James Arthur Baldwin was born in Harlem, New York on August 2, 1924. As a noted American novelist and playwright, his eloquence and passion on the subject of race in America made his voice an important and powerful force in the fight against racism. Baldwin, who was openly gay, was also outspoken in his criticism of discrimination against Lesbian and Gay people.

The eldest of nine children, James grew up in poverty in Harlem, in New York. From  the age of 14 to 16, he was active in his after school hours as a preacher in a small revivalist church. James wrote about this period in his life in his semi-autobiographical first and finest novel, "Go Tell It on the Mountain" published in 1953 and in his play about a woman evangelist, "The Amen Corner" performed in New York City in 1965.

After graduation from high school, James began a restless period of low paying jobs, self-study, and literary apprenticeship in Greenwich Village. He left New York in 1948 for Paris, France, where he lived for the next eight years. His second novel, "Giovanni's Room" published in 1956, deals with the white world and concerns an American in Paris torn between his love for a man and his love for a woman. During this period, he also wrote a collection of essays in 1955 called,  "Notes of a Native Son".

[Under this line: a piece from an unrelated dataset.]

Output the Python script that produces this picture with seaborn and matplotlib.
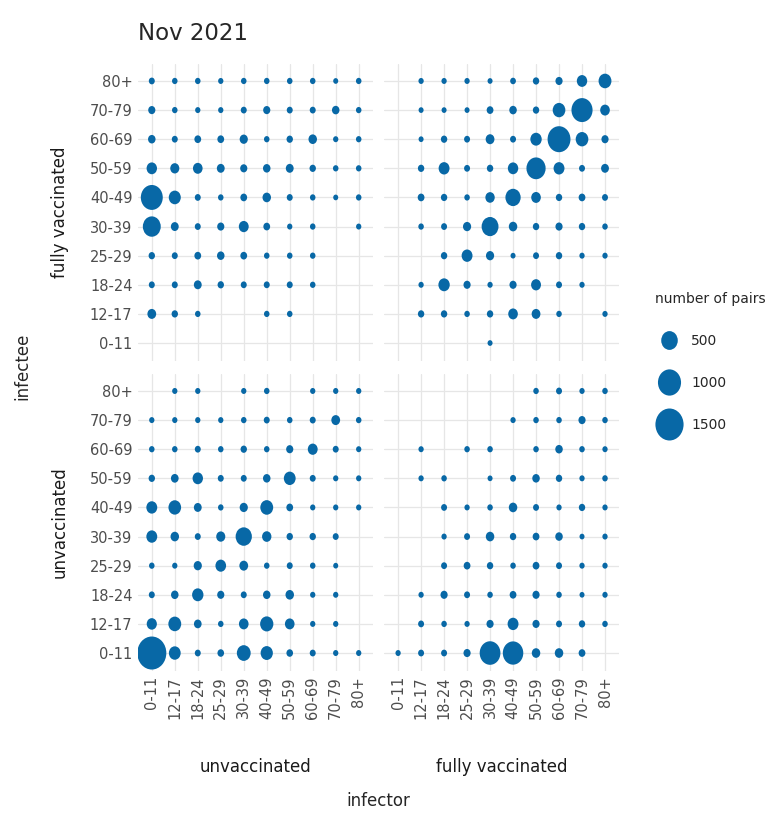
import numpy as np
import pandas as pd
import matplotlib
matplotlib.use("Agg")
import matplotlib.pyplot as plt
import seaborn as sns
from matplotlib.path import Path
from matplotlib.transforms import Affine2D
from matplotlib.lines import Line2D

# ---------------- data ----------------
ages = ["0-11", "12-17", "18-24", "25-29", "30-39", "40-49", "50-59", "60-69", "70-79", "80+"]
statuses = ["unvaccinated", "fully vaccinated"]
title = "Nov 2021"
legend_values = [500, 1000, 1500]
legend_title = "number of pairs"

# rows = infectee age (0-11 ... 80+), columns = infector age (0-11 ... 80+)
N = None
# infectee fully vaccinated, infector unvaccinated
fv_from_unvax = [
    [N, N, N, N, N, N, N, N, N, N],
    [120, 50, 30, N, N, 30, 30, N, N, N],
    [40, 40, 90, 50, 40, 40, 40, 30, N, N],
    [50, 40, 60, 80, 60, 30, 30, 30, N, N],
    [590, 90, 40, 70, 160, 60, 25, 30, N, 25],
    [900, 250, 40, 30, 60, 110, 40, 30, 20, 30],
    [180, 130, 150, 90, 70, 80, 90, 50, 30, 30],
    [80, 40, 60, 60, 100, 30, 50, 110, 25, 30],
    [70, 30, 25, 25, 40, 70, 40, 40, 80, 30],
    [40, 30, 30, 25, 30, 30, 30, 30, 20, 30],
]
# infectee fully vaccinated, infector fully vaccinated
fv_from_fv = [
    [N, N, N, N, 20, N, N, N, N, N],
    [N, 50, 50, 30, 50, 150, 120, 30, N, 25],
    [N, 25, 220, 70, 25, 70, 160, 40, 25, N],
    [N, N, 50, 200, 100, 20, 40, 50, 25, 25],
    [N, 30, 40, 100, 520, 110, 50, 70, 50, 30],
    [N, 60, 50, 30, 140, 420, 150, 50, 60, 40],
    [N, 50, 200, 40, 50, 180, 680, 200, 40, 90],
    [N, 20, 50, 40, 120, 40, 220, 980, 280, 70],
    [N, 20, 20, 20, 60, 80, 50, 280, 830, 150],
    [N, 25, 25, 25, 20, 35, 50, 70, 180, 290],
]
# infectee unvaccinated, infector unvaccinated
unvax_from_unvax = [
    [1600, 240, 40, 56, 340, 260, 56, 40, 25, 25],
    [170, 290, 85, 30, 150, 310, 150, 25, 25, N],
    [40, 80, 220, 70, 40, 80, 110, 25, 25, N],
    [30, 25, 100, 190, 120, 30, 40, 30, 20, N],
    [200, 110, 40, 130, 480, 140, 50, 50, 40, N],
    [200, 280, 90, 30, 100, 290, 60, 25, 25, 25],
    [50, 85, 180, 40, 40, 80, 240, 40, 25, 25],
    [30, 30, 40, 30, 50, 30, 70, 160, 40, 25],
    [25, 25, 25, 25, 30, 40, 30, 40, 120, 30],
    [N, 25, 25, N, 25, 30, N, 25, 25, 25],
]
# infectee unvaccinated, infector fully vaccinated
unvax_from_fv = [
    [25, 40, 40, 70, 800, 780, 110, 110, 60, N],
    [N, 40, 30, 25, 70, 200, 70, 40, 50, 30],
    [N, 25, 70, 40, 30, 60, 70, 30, 20, 25],
    [N, N, 40, 60, 50, 30, 60, 40, 25, 25],
    [N, N, 25, 40, 110, 50, 60, 80, 20, 25],
    [N, N, 40, 25, 30, 110, 40, 25, 50, 25],
    [N, 25, 30, N, 20, 40, 80, 50, 25, 30],
    [N, 25, N, 30, 30, N, 30, 80, 30, 25],
    [N, N, N, N, N, 25, 30, 30, 70, 30],
    [N, N, N, N, N, N, 30, 40, 25, 30],
]

panels = {
    ("fully vaccinated", "unvaccinated"): fv_from_unvax,
    ("fully vaccinated", "fully vaccinated"): fv_from_fv,
    ("unvaccinated", "unvaccinated"): unvax_from_unvax,
    ("unvaccinated", "fully vaccinated"): unvax_from_fv,
}

records = []
for (infectee_status, infector_status), grid in panels.items():
    for i, row in enumerate(grid):
        for j, v in enumerate(row):
            if v is not None:
                records.append(dict(infectee_status=infectee_status,
                                    infector_status=infector_status,
                                    infectee_age=ages[i], infector_age=ages[j],
                                    pairs=v))
df = pd.DataFrame(records)
pos = {a: k for k, a in enumerate(ages)}
df["x"] = df["infector_age"].map(pos)
df["y"] = df["infectee_age"].map(pos)

# ---------------- style ----------------
sns.set_theme(style="white")
plt.rcParams["font.family"] = ["DejaVu Sans"]

BLUE = "#0868a6"
TICK_COL = "#4d4d4d"
SIZES = (10, 600)
NORM = (0, 1700)

ell = Path.unit_circle().transformed(Affine2D().scale(0.88, 1.0))

W, H = 781, 816
fig = plt.figure(figsize=(W / 100, H / 100), dpi=100)

col_left = {"unvaccinated": 138, "fully vaccinated": 384.3}
row_top = {"fully vaccinated": 63.5, "unvaccinated": 373.5}
pw, ph = 234.5, 297

for row_status in ["fully vaccinated", "unvaccinated"]:
    for col_status in statuses:
        l = col_left[col_status]
        t = row_top[row_status]
        ax = fig.add_axes([l / W, 1 - (t + ph) / H, pw / W, ph / H])
        sub = df[(df.infectee_status == row_status) & (df.infector_status == col_status)]
        sns.scatterplot(data=sub, x="x", y="y", size="pairs", sizes=SIZES,
                        size_norm=NORM, color=BLUE, marker=ell, linewidth=0,
                        edgecolor="none", legend=False, ax=ax, zorder=3)
        ax.set_xlim(-0.6, 9.6)
        ax.set_ylim(-0.6, 9.6)
        ax.set_xticks(range(len(ages)))
        ax.set_yticks(range(len(ages)))
        ax.grid(True, color="#e6e6e6", lw=0.9)
        ax.set_axisbelow(True)
        for sp in ax.spines.values():
            sp.set_visible(False)
        ax.set_xlabel("")
        ax.set_ylabel("")
        ax.tick_params(length=0, labelsize=10.5, labelcolor=TICK_COL)
        if col_status == "unvaccinated":
            ax.set_yticklabels(ages)
            ax.tick_params(axis="y", pad=4)
        else:
            ax.set_yticklabels([])
        if row_status == "unvaccinated":
            ax.set_xticklabels(ages, rotation=90)
            ax.tick_params(axis="x", pad=4)
        else:
            ax.set_xticklabels([])

# strip labels (columns, bottom)
for col_status in statuses:
    cx = (col_left[col_status] + pw / 2) / W
    fig.text(cx, 1 - 767 / H, col_status, ha="center", va="center",
             fontsize=12, color="#1a1a1a")
# strip labels (rows, left)
for row_status in ["fully vaccinated", "unvaccinated"]:
    cy = 1 - (row_top[row_status] + ph / 2) / H
    fig.text(60 / W, cy, row_status, ha="center", va="center", rotation=90,
             fontsize=12, color="#1a1a1a")

fig.text(378 / W, 1 - 801 / H, "infector", ha="center", va="center", fontsize=12)
fig.text(22 / W, 1 - 366 / H, "infectee", ha="center", va="center",
         rotation=90, fontsize=12)
fig.text(138 / W, 1 - 34 / H, title, ha="left", va="center", fontsize=16.5)

# size legend using the same linear area mapping as the scatter
def size_of(v):
    return SIZES[0] + (v - NORM[0]) / (NORM[1] - NORM[0]) * (SIZES[1] - SIZES[0])

handles = [Line2D([], [], linestyle="", marker=ell, markersize=np.sqrt(size_of(v)),
                  markerfacecolor=BLUE, markeredgewidth=0) for v in legend_values]
leg = fig.legend(handles, [str(v) for v in legend_values], title=legend_title,
                 loc="upper left", bbox_to_anchor=(648 / W, 1 - 285 / H),
                 frameon=False, fontsize=10, title_fontsize=10,
                 labelspacing=2.02, handletextpad=0.6, borderpad=0,
                 alignment="left", handlelength=2.0)

fig.savefig("out.png", dpi=100)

In 1957 he returned to the United States and became an active participant in the civil-rights struggle that was sweeping the nation. His book of essays published in 1961, "Nobody Knows My Name," explores black and white relations in the United States. This theme also was central to his novel Another Country, which examines sexual as well as racial issues.

The New Yorker magazine gave over almost all of its November 17, 1962  issue to a long article by Baldwin on the Black Muslim separatist movement and other aspects of the civil-rights struggle. The article, "The Fire Next Time" was published in book form in 1963 and became a best-seller. His bitter play about racist oppression, "Blues for Mister Charlie" played on Broadway to mixed reviews in 1964.

Though Baldwin continued to write until his death; publishing works which included: Going to Meet the Man, a collection of short stories; and the novels Tell Me How Long the Train's Been Gone in 1968, If Beale Street Could Talk in 1974, and Just Above My Head in 1979; none of his later works achieved the popular and critical success of his early work.

James Baldwin died in Saint-Paul, France on December 1, 1987.